## Data segment

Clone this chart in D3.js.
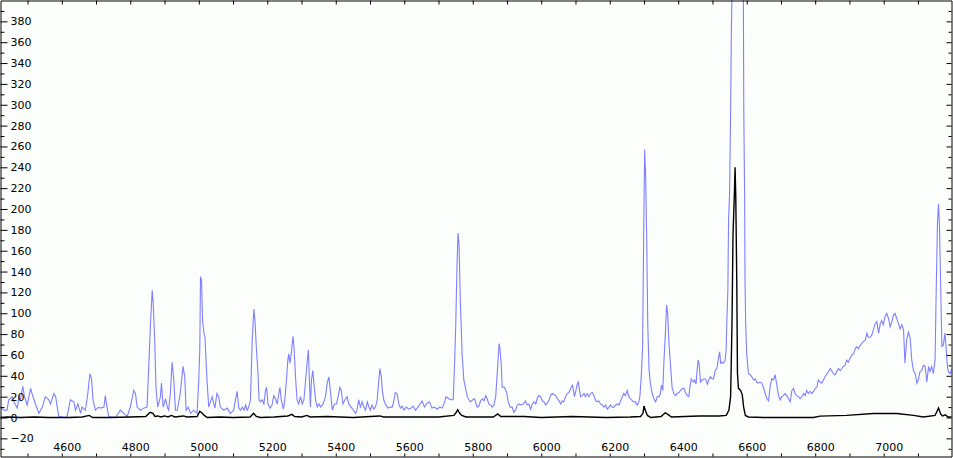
<!DOCTYPE html>
<html>
<head>
<meta charset="utf-8">
<script src="https://cdn.jsdelivr.net/npm/d3@7"></script>
<style>
  body { margin: 0; background: #fcfefc; }
  svg { display: block; }
  .axis text { font-family: "DejaVu Sans", Verdana, sans-serif; font-size: 11px; fill: #000; }
  .axis line, .axis path { stroke: #000; }
</style>
</head>
<body>
<div id="chart"></div>
<script>
// spectrum chart: two series, wavelength (A) vs flux
// blue = scaled spectrum, black = raw spectrum

var blueSpectrum = [
  [4421,10],[4431,7],[4440,7],[4445,17],[4455,20],[4460,15],[4470,9],[4475,20],[4479,17],[4486,30],
  [4491,20],[4499,12],[4509,28],[4513,23],[4523,13],[4533,4],[4543,10],[4552,20],[4562,17],[4567,13],
  [4577,23],[4582,20],[4591,1],[4611,0],[4616,2],[4625,17],[4635,15],[4640,7],[4647,13],[4655,4],
  [4659,10],[4669,7],[4676,23],[4682,42],[4687,37],[4691,17],[4698,7],[4708,10],[4713,9],[4723,10],
  [4727,21],[4732,10],[4737,1],[4757,0],[4771,7],[4781,4],[4791,1],[4800,10],[4810,26],[4815,23],
  [4820,10],[4830,7],[4839,9],[4849,10],[4854,50],[4859,90],[4864,122],[4867,109],[4871,77],[4875,29],
  [4880,10],[4888,20],[4891,33],[4896,10],[4903,18],[4908,10],[4912,7],[4917,23],[4922,53],[4927,36],
  [4932,7],[4937,7],[4946,23],[4954,49],[4959,39],[4963,7],[4969,10],[4976,4],[4985,7],[4995,4],
  [5000,36],[5003,66],[5005,135],[5008,132],[5011,93],[5015,81],[5018,77],[5024,36],[5029,10],[5039,20],
  [5047,9],[5053,23],[5058,20],[5063,10],[5073,7],[5083,9],[5092,4],[5102,7],[5107,17],[5112,25],
  [5117,9],[5122,7],[5127,10],[5132,7],[5137,12],[5141,7],[5146,10],[5151,17],[5156,74],[5159,93],
  [5161,104],[5164,93],[5168,68],[5173,42],[5176,17],[5180,15],[5185,17],[5190,13],[5195,26],[5198,29],
  [5202,13],[5208,9],[5214,12],[5219,21],[5224,18],[5229,13],[5234,23],[5237,29],[5241,17],[5247,8],
  [5250,13],[5256,36],[5260,55],[5263,61],[5266,52],[5270,61],[5275,78],[5278,68],[5283,36],[5287,17],
  [5292,13],[5297,20],[5302,13],[5307,17],[5312,36],[5317,55],[5320,65],[5323,36],[5326,10],[5329,36],
  [5333,45],[5336,33],[5341,17],[5346,10],[5351,13],[5356,10],[5363,13],[5370,20],[5375,33],[5380,39],
  [5385,23],[5390,7],[5396,13],[5402,13],[5407,20],[5412,29],[5416,26],[5421,13],[5427,17],[5433,20],
  [5438,13],[5445,10],[5451,7],[5458,4],[5462,7],[5467,17],[5472,10],[5477,15],[5482,10],[5487,7],
  [5492,15],[5497,10],[5501,7],[5506,12],[5511,8],[5516,10],[5521,17],[5525,33],[5529,47],[5533,39],
  [5536,26],[5540,17],[5545,13],[5552,9],[5560,10],[5565,10],[5570,17],[5574,24],[5579,23],[5584,13],
  [5589,9],[5594,11],[5599,7],[5606,10],[5613,8],[5620,9],[5626,11],[5633,7],[5640,10],[5646,13],
  [5652,16],[5659,10],[5667,14],[5674,15],[5681,9],[5688,10],[5696,8],[5703,10],[5711,9],[5717,14],
  [5722,20],[5730,18],[5737,17],[5743,17],[5747,52],[5750,84],[5754,145],[5757,177],[5760,165],[5764,109],
  [5769,61],[5774,36],[5779,28],[5784,20],[5789,17],[5793,15],[5800,17],[5805,18],[5808,15],[5813,10],
  [5818,11],[5823,16],[5828,18],[5833,16],[5838,21],[5842,18],[5847,13],[5852,12],[5857,10],[5862,12],
  [5867,20],[5872,45],[5877,71],[5879,67],[5883,52],[5886,29],[5893,29],[5899,24],[5903,16],[5909,10],
  [5915,10],[5920,5],[5925,7],[5930,12],[5935,13],[5940,12],[5948,13],[5954,16],[5959,12],[5964,13],
  [5969,8],[5974,13],[5979,15],[5984,13],[5988,18],[5993,21],[5998,20],[6003,16],[6008,15],[6013,12],
  [6018,14],[6022,16],[6027,21],[6032,23],[6037,22],[6042,21],[6047,18],[6052,16],[6057,13],[6061,16],
  [6066,15],[6071,20],[6076,23],[6081,24],[6086,28],[6091,31],[6093,28],[6097,20],[6100,24],[6105,32],
  [6108,34],[6111,28],[6115,20],[6120,21],[6125,23],[6129,20],[6134,23],[6139,20],[6144,23],[6149,24],
  [6154,21],[6159,16],[6164,15],[6168,16],[6173,13],[6178,12],[6183,10],[6188,12],[6193,8],[6198,10],
  [6202,12],[6207,10],[6212,10],[6217,12],[6222,13],[6227,12],[6232,16],[6237,20],[6241,23],[6246,21],
  [6251,26],[6256,20],[6261,18],[6266,16],[6271,15],[6275,15],[6280,12],[6285,15],[6288,20],[6292,39],
  [6296,68],[6299,170],[6302,257],[6305,231],[6308,170],[6311,90],[6315,45],[6319,32],[6324,23],[6329,18],
  [6334,15],[6339,20],[6344,20],[6348,23],[6351,31],[6355,26],[6358,52],[6363,84],[6366,108],[6369,101],
  [6373,71],[6378,48],[6382,29],[6387,23],[6392,21],[6397,23],[6402,24],[6407,26],[6412,28],[6417,28],
  [6421,24],[6426,21],[6431,20],[6434,29],[6438,37],[6444,34],[6448,36],[6452,32],[6455,45],[6458,55],
  [6461,52],[6465,34],[6470,36],[6475,37],[6480,37],[6485,32],[6489,36],[6494,39],[6499,37],[6503,37],
  [6508,45],[6513,47],[6518,58],[6521,63],[6524,52],[6527,53],[6532,52],[6537,55],[6540,65],[6542,93],
  [6545,122],[6547,190],[6550,215],[6553,294],[6555,366],[6558,430],[6566,800],[6578,700],[6590,420],[6591.5,292],
  [6594,210],[6595,132],[6597,90],[6600,61],[6605,42],[6610,41],[6615,39],[6620,36],[6625,37],[6629,34],
  [6634,33],[6639,34],[6644,33],[6649,29],[6654,23],[6659,18],[6664,16],[6668,29],[6673,37],[6678,36],
  [6683,41],[6688,31],[6693,21],[6698,17],[6702,20],[6707,21],[6712,23],[6717,21],[6722,18],[6727,15],
  [6732,26],[6737,28],[6741,23],[6746,21],[6751,20],[6756,18],[6761,20],[6766,23],[6771,21],[6775,26],
  [6780,23],[6785,25],[6790,23],[6795,25],[6800,28],[6805,29],[6809,36],[6814,34],[6819,33],[6824,36],
  [6829,39],[6834,42],[6839,44],[6844,47],[6848,45],[6853,42],[6858,41],[6863,44],[6868,47],[6873,45],
  [6878,47],[6882,49],[6887,50],[6892,55],[6897,53],[6902,57],[6907,60],[6912,61],[6917,66],[6921,68],
  [6926,66],[6931,69],[6936,71],[6941,73],[6946,74],[6951,81],[6955,77],[6960,77],[6965,79],[6970,84],
  [6975,90],[6980,92],[6985,81],[6990,90],[6994,93],[6999,89],[7004,97],[7009,100],[7014,95],[7019,87],
  [7024,92],[7028,98],[7033,100],[7038,95],[7043,90],[7048,85],[7053,89],[7058,84],[7062,52],[7067,74],
  [7072,82],[7077,77],[7082,55],[7087,45],[7092,42],[7097,33],[7101,36],[7106,44],[7111,45],[7116,50],
  [7121,49],[7126,34],[7131,49],[7135,44],[7140,49],[7145,42],[7150,55],[7153,116],[7157,186],[7160,205],
  [7163,183],[7167,116],[7170,68],[7174,69],[7179,81],[7182,68],[7186,49],[7189,44],[7194,42],[7199,47]
];

var blackSpectrum = [
  [4421,0],[4440,0.5],[4480,0],[4520,0.5],[4560,0],[4620,0],[4660,0.5],[4680,2],[4690,0],[4740,0],
  [4800,0.5],[4845,1],[4858,5],[4866,4],[4872,1],[4880,1.5],[4890,0.5],[4900,1.5],[4910,0.5],[4920,2],
  [4930,0.5],[4955,1.5],[4965,0.5],[4995,1],[5003,6],[5010,4],[5016,2],[5025,0],[5060,0.5],[5100,0],
  [5150,0.5],[5160,4],[5168,1],[5180,0],[5220,0.5],[5260,1.5],[5272,3],[5280,1],[5300,0.5],[5316,2],
  [5325,0.5],[5375,1],[5450,0],[5528,1.5],[5540,0.5],[5640,0.5],[5700,0.5],[5745,2],[5752,5],[5756,7.5],
  [5762,4],[5768,2],[5780,0.5],[5860,0.5],[5873,3.5],[5882,1],[5950,1],[6000,0],[6090,1],[6190,0],
  [6260,0.5],[6290,1],[6297,4],[6300,11],[6304,7],[6310,2],[6320,0],[6350,1],[6362,4.5],[6370,3],
  [6380,0.5],[6460,1.5],[6520,1.5],[6540,2],[6548,7],[6553,20],[6557,90],[6560,175],[6564,215],[6566,240],
  [6568,213],[6571,130],[6573,42],[6576,28],[6582,26],[6587,22],[6591,10],[6596,2],[6605,0.5],[6650,0],
  [6700,0],[6795,0],[6814,1.3],[6892,2],[6970,3.8],[7038,3.8],[7087,2],[7116,0.5],[7150,2],[7160,9],
  [7167,3],[7172,1.5],[7180,2.5],[7188,0.5],[7199,0.5]
];

var xDomain = [4421, 7198];
var yDomain = [-37.4, 400];
var xMajor = [4600, 4800, 5000, 5200, 5400, 5600, 5800, 6000, 6200, 6400, 6600, 6800, 7000];

var width = 953;
var height = 458;
var plotRight = 951.5;
var plotBottom = 456.5;

var svg = d3.select("#chart").append("svg")
    .attr("width", width)
    .attr("height", height)
    .style("background", "#fcfefc");

var x = d3.scaleLinear().domain(xDomain).range([0.5, plotRight]);
var y = d3.scaleLinear().domain(yDomain).range([plotBottom, 0.5]);

svg.append("clipPath").attr("id", "plotclip")
    .append("rect")
    .attr("x", 0).attr("y", 0)
    .attr("width", plotRight).attr("height", plotBottom);

var line = d3.line()
    .x(function(d) { return x(d[0]); })
    .y(function(d) { return y(d[1]); });

var plot = svg.append("g").attr("clip-path", "url(#plotclip)");

plot.append("path")
    .datum(blueSpectrum)
    .attr("fill", "none")
    .attr("stroke", "#7f7fff")
    .attr("stroke-width", 1.1)
    .attr("d", line);

plot.append("path")
    .datum(blackSpectrum)
    .attr("fill", "none")
    .attr("stroke", "#000")
    .attr("stroke-width", 1.4)
    .attr("d", line);

// y tick values: labels every 20, minor every 10
var yMajor = d3.range(-20, 400, 20);
var yMinor = d3.range(-30, 400, 10).filter(function(v) { return v % 20 != 0; });
var xTicks = d3.range(4500, 7200, 100);

// left axis (ticks and labels inside)
svg.append("g")
    .attr("class", "axis")
    .attr("transform", "translate(0.5,0)")
    .call(d3.axisRight(y).tickValues(yMajor).tickSize(7).tickSizeOuter(0).tickPadding(3).tickFormat(d3.format("d")));

svg.append("g")
    .attr("class", "axis")
    .attr("transform", "translate(0.5,0)")
    .call(d3.axisRight(y).tickValues(yMinor).tickSize(4).tickSizeOuter(0).tickFormat(""))
    .select(".domain").remove();

// right axis
svg.append("g")
    .attr("class", "axis")
    .attr("transform", "translate(" + plotRight + ",0)")
    .call(d3.axisLeft(y).tickValues(yMajor).tickSize(5).tickSizeOuter(0).tickFormat(""));

svg.append("g")
    .attr("class", "axis")
    .attr("transform", "translate(" + plotRight + ",0)")
    .call(d3.axisLeft(y).tickValues(yMinor).tickSize(3).tickSizeOuter(0).tickFormat(""))
    .select(".domain").remove();

// top axis
svg.append("g")
    .attr("class", "axis")
    .attr("transform", "translate(0,0.5)")
    .call(d3.axisBottom(x).tickValues(xTicks).tickSize(4).tickSizeOuter(0).tickFormat(""));

// bottom axis, labels every 200
var bottom = svg.append("g")
    .attr("class", "axis")
    .attr("transform", "translate(0," + plotBottom + ")")
    .call(d3.axisTop(x).tickValues(xTicks).tickSize(3).tickSizeOuter(0).tickPadding(3)
        .tickFormat(function(d) { return xMajor.indexOf(d) >= 0 ? d : ""; }));

bottom.selectAll("text").attr("dx", 5);
</script>
</body>
</html>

## Set task
Reproduce the data above word for word from its first line through the line that holds "black = raw spectrum", both ends included; skip pictures.

## Task response
Clone this chart in D3.js.
<!DOCTYPE html>
<html>
<head>
<meta charset="utf-8">
<script src="https://cdn.jsdelivr.net/npm/d3@7"></script>
<style>
  body { margin: 0; background: #fcfefc; }
  svg { display: block; }
  .axis text { font-family: "DejaVu Sans", Verdana, sans-serif; font-size: 11px; fill: #000; }
  .axis line, .axis path { stroke: #000; }
</style>
</head>
<body>
<div id="chart"></div>
<script>
// spectrum chart: two series, wavelength (A) vs flux
// blue = scaled spectrum, black = raw spectrum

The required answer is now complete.